Seamon argued several witnesses gave different descriptions of the gunman and later questioned some aspects of detectives' investigation and interrogation of Pellegrini.

Seamon added the trial had been a "very difficult, emotional experience.

"I met Tony's family, and he's a good kid," he said. "It's difficult to imagine that a kid like this could do such a thing."

Pima County Sheriff's deputies arrested Pellegrini on the day of the third robbery in his room at Corleone Apartments, 1330 N. Park Ave.

Deputies also located the getaway car at the home of a Pellegrini acquaintance, who testified that she bought the Camaro from the former UA student and had let him borrow it at times, including the day of the April 18 robbery at a Bank One branch, 4660 E. Sunrise Drive.

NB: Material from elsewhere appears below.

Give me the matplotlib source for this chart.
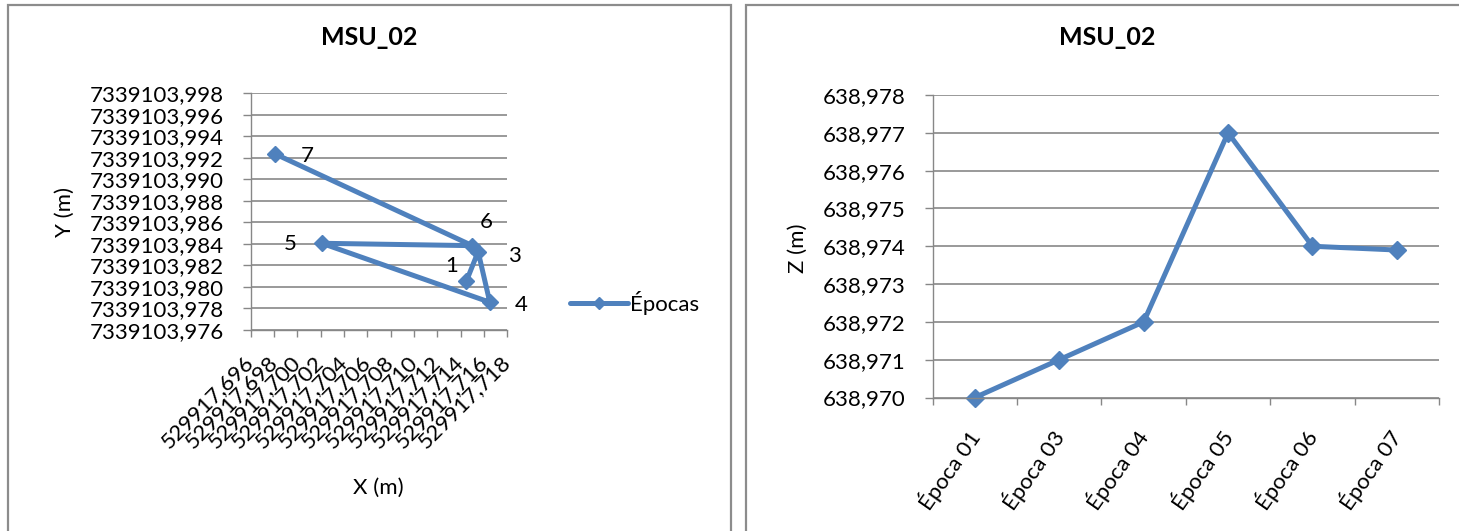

Nicolini said authorities searched another of Pellegrini's vehicles - a 1992 Acura purchased about a week after the first robbery on a $5,000 down payment - and discovered the shotgun, $5,847 stashed in three different locations and the license plates used on the getaway car.

Seamon countered that the money had been obtained through winnings from frequent Las Vegas trips.

Nicolini added that Pellegrini's checking account showed that he had spent more than $9,000 between Feb. 11 and his arrest in April, tying that to the former UA student's testimony of being a "heavy" gambler.

"My theory is, Anthony Pellegrini, like a lot of young men, went off to college and became a wild man," Nicolini said. "Anthony came here to Tucson and started robbing banks, and Anthony was successful - wildly successful."

Nicolini added that Pellegrini was weeping as he was taken into custody, and faces a minimum of seven to 21 years in prison when he is sentenced July 1.